King argues that § 97 is against settled Arizona case law and in any event is inapplicable on the facts. McKee responds that, on the contrary, it is applicable on the facts of the case and that several Arizona cases have specifically adopted this section, citing Stroud v. Dorr-Oliver, Inc., 112 Ariz. 403, 542 P.2d 1102 (1975); Sequoia Mfg. Co. v. Halec Constr. Co., 117 Ariz. 11, 570 P.2d 782 (App. 1977); Allison Steel Mfg. Co. v. Superior Court, 20 Ariz. App. 185, 511 P.2d 198 (1973).

We think McKee's reliance on these cases is inappropriate. Although they discuss § 97, none of them specifically holds § 97 to be the law of Arizona, each concluding that it was inapplicable on the facts before it. We find that § 97 does not apply to the facts in this case. This is supported by the author of the note in 88 A.L.R.2d 1347 who says at page 1359 thereof, "[i]t seems clear that the rule as announced is, in effect, an application between tortfeasors of the doctrine of last clear chance...".
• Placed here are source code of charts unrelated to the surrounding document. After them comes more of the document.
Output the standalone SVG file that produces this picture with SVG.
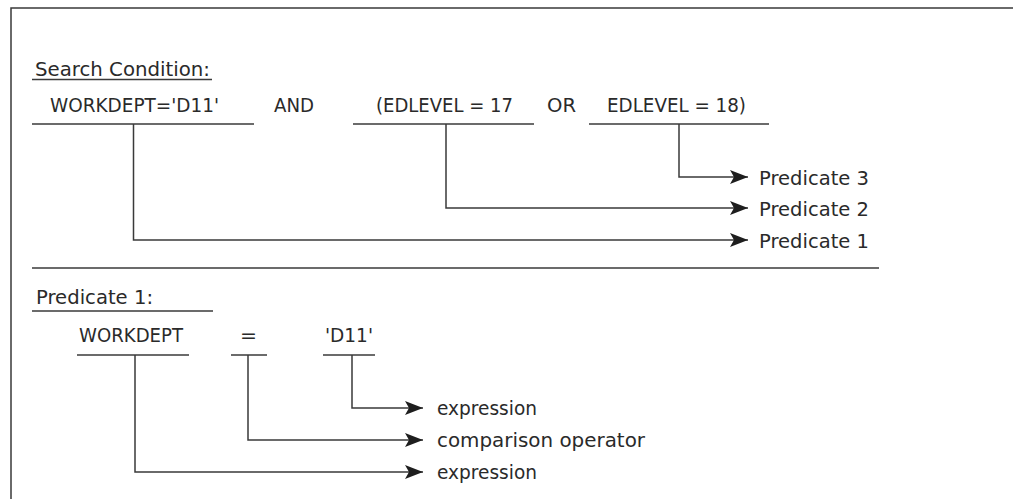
<svg xmlns="http://www.w3.org/2000/svg" width="1013" height="499" viewBox="0 0 1013 499">
<style>
  .t { font-family: "DejaVu Sans", "Liberation Sans", sans-serif; font-size: 20px; fill: #2a2a2a; }
  .ln { stroke: #3a3a3a; stroke-width: 1.5; fill: none; }
  .cn { stroke: #3a3a3a; stroke-width: 1.5; fill: none; marker-end: url(#ah); }
</style>
<defs>
  <marker id="ah" markerUnits="userSpaceOnUse" markerWidth="20" markerHeight="16" refX="18" refY="7" orient="auto">
    <path d="M0,0 L18,7 L0,14 L4,7 Z" fill="#1e1e1e"/>
  </marker>
</defs>
<rect width="1013" height="499" fill="#fff"/>
<g id="frame">
  <path class="ln" d="M11,499 V8 H1013"/>
  <line class="ln" x1="32" y1="268" x2="879" y2="268"/>
</g>
<g id="search-heading">
  <text class="t" x="35" y="76" textLength="175" lengthAdjust="spacingAndGlyphs">Search Condition:</text>
  <line class="ln" x1="32" y1="79.5" x2="212" y2="79.5"/>
</g>
<g id="term-workdept">
  <text class="t" x="50" y="112" textLength="169" lengthAdjust="spacingAndGlyphs">WORKDEPT='D11'</text>
  <line class="ln" x1="32" y1="124" x2="254" y2="124"/>
</g>
<g id="op-and">
  <text class="t" x="274" y="112" textLength="40" lengthAdjust="spacingAndGlyphs">AND</text>
</g>
<g id="term-edlevel17">
  <text class="t" x="376" y="112" textLength="137" lengthAdjust="spacingAndGlyphs">(EDLEVEL = 17</text>
  <line class="ln" x1="353" y1="124" x2="534" y2="124"/>
</g>
<g id="op-or">
  <text class="t" x="547" y="112" textLength="29" lengthAdjust="spacingAndGlyphs">OR</text>
</g>
<g id="term-edlevel18">
  <text class="t" x="607" y="112" textLength="139" lengthAdjust="spacingAndGlyphs">EDLEVEL = 18)</text>
  <line class="ln" x1="589" y1="124" x2="769" y2="124"/>
</g>
<g id="label-predicate3">
  <text class="t" x="759" y="185" textLength="110" lengthAdjust="spacingAndGlyphs">Predicate 3</text>
</g>
<g id="label-predicate2">
  <text class="t" x="759" y="216" textLength="110" lengthAdjust="spacingAndGlyphs">Predicate 2</text>
</g>
<g id="label-predicate1">
  <text class="t" x="759" y="248" textLength="110" lengthAdjust="spacingAndGlyphs">Predicate 1</text>
</g>
<g id="pred1-heading">
  <text class="t" x="36" y="304" textLength="117" lengthAdjust="spacingAndGlyphs">Predicate 1:</text>
  <line class="ln" x1="32" y1="311" x2="213" y2="311"/>
</g>
<g id="term-workdept2">
  <text class="t" x="79" y="342" textLength="104" lengthAdjust="spacingAndGlyphs">WORKDEPT</text>
  <line class="ln" x1="77" y1="355" x2="189" y2="355"/>
</g>
<g id="term-eq">
  <text class="t" x="240" y="342" textLength="17" lengthAdjust="spacingAndGlyphs">=</text>
  <line class="ln" x1="231" y1="355" x2="267" y2="355"/>
</g>
<g id="term-d11">
  <text class="t" x="325" y="342" textLength="48" lengthAdjust="spacingAndGlyphs">'D11'</text>
  <line class="ln" x1="323" y1="355" x2="375" y2="355"/>
</g>
<g id="label-expression1">
  <text class="t" x="437" y="415" textLength="100" lengthAdjust="spacingAndGlyphs">expression</text>
</g>
<g id="label-comparison">
  <text class="t" x="437" y="447" textLength="208" lengthAdjust="spacingAndGlyphs">comparison operator</text>
</g>
<g id="label-expression2">
  <text class="t" x="437" y="479" textLength="100" lengthAdjust="spacingAndGlyphs">expression</text>
</g>
<g id="connectors">
  <path class="cn" d="M679,124 V177 H748"/>
  <path class="cn" d="M446,124 V208 H748"/>
  <path class="cn" d="M133.5,124 V240 H748"/>
  <path class="cn" d="M352,355 V408 H423"/>
  <path class="cn" d="M248,355 V440 H423"/>
  <path class="cn" d="M135,355 V472 H423"/>
</g>
</svg>
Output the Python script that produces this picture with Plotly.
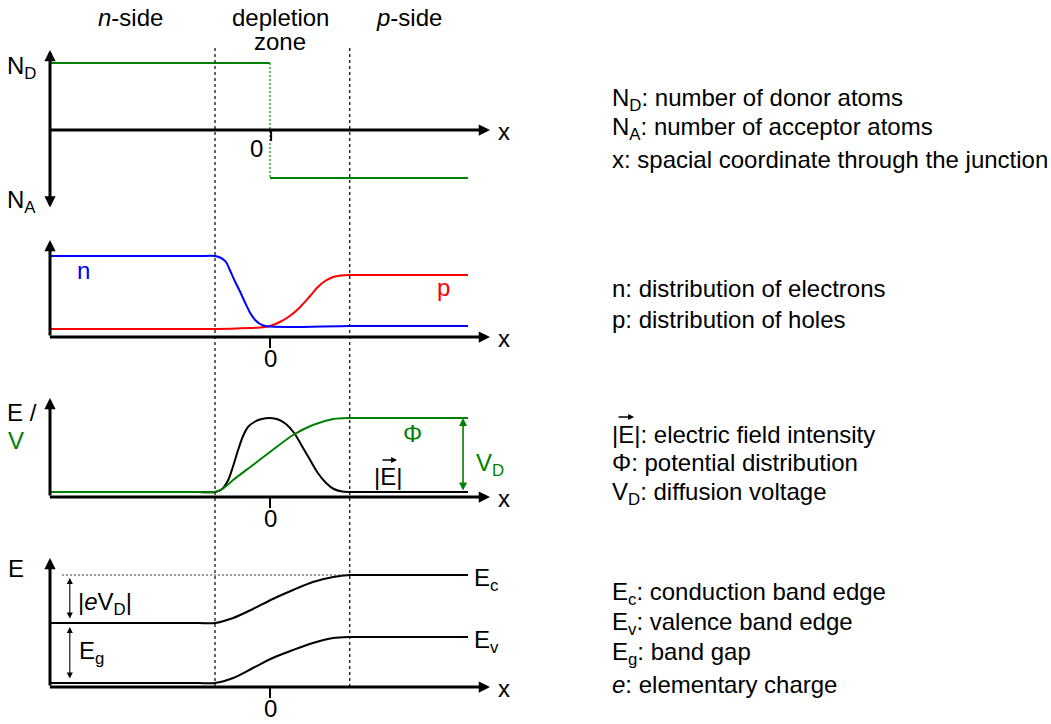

As we previously indicated, the respondent asserts that other sections of the Restatement of Restitution were considered by the court in denying summary judgment, but this is not borne out by the court's order. Other issues have been adverted to but we choose to consider only those fully presented.

The denial of the partial summary judgment based upon Restatement of Restitution § 97 is set aside. The case is remanded to the trial court for further consideration of the other grounds raised by McKee in opposition to the motion, and other proceedings consistent herewith.

CAMERON, C.J., STRUCKMEYER, V.C.J., and HOLOHAN and GORDON, JJ., concur.